McLaughlin’s campaign says Brobson is out of line. “Besides casting a shadow on Judge McLaughlin, this type of politics in judicial elections casts a shadow on our entire judiciary,” campaign manager Celeste Dee said in an interview.
On Saturday, Dee said the McLaughlin campaign would have no comment on the Bar Association letter. She said she was troubled that the letter had been leaked.
Brobson’s campaign also fired back, saying McLaughlin, a former assistant district attorney in Philadelphia, “has repeatedly and falsely referred to herself in the present tense, as ‘the only prosecutor in the race.’ She is not currently a prosecutor. She is a judge.”
Brobson’s ad, showing an image of a man smoking a cigar, claims one of McLaughlin’s “largest donors is indicted by the FBI for political bribery.” That was a reference to John J. Dougherty, the Philadelphia labor leader who’s on trial facing charges that he bribed a city councilmember. A political action committee affiliated with Dougherty’s electrical workers’ union has contributed $50,000 to McLaughlin’s campaign.
The ad’s drunken-driving language references McLaughlin’s vote in a case involving an Altoona-area man who pleaded guilty in 2017 to charges stemming from a 2015 incident in which he was driving while intoxicated and struck and killed a pregnant woman who was standing behind her disabled vehicle.

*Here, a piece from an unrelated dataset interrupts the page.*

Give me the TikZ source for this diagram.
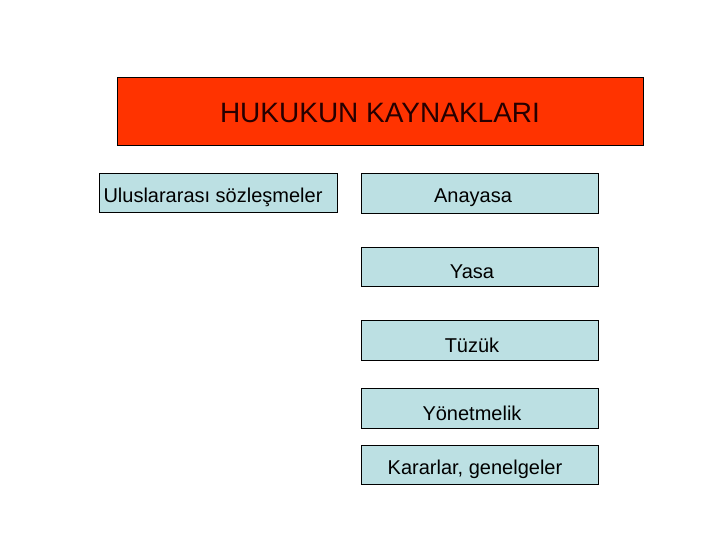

The driver, Tarence Mosey, was sentenced to three to six years in prison but filed an appeal. He alleged he received inadequate representation at trial.
McLaughlin served on the three-judge Superior Court panel that heard the case. In a 2-1 decision, McLaughlin and Judge James Gardner Colins reversed the lower court’s order, finding that Mosey’s defense had given him incorrect advice before he pleaded guilty.
In 2020, facing a new trial, Mosey pleaded guilty again. He is in state prison.
Brobson’s campaign noted McLaughlin could have joined the dissent.
“She chose to join the opinion that voided the defendant’s guilty plea,” the campaign said. “She therefore chose the result in the case, a fact the voters deserve to know in the context of misrepresentations she is making about currently being a prosecutor and a fact that is well within the guidelines.”
Correction: An earlier version of this article misstated the most recent year Pennsylvania had a competitive election for Supreme Court.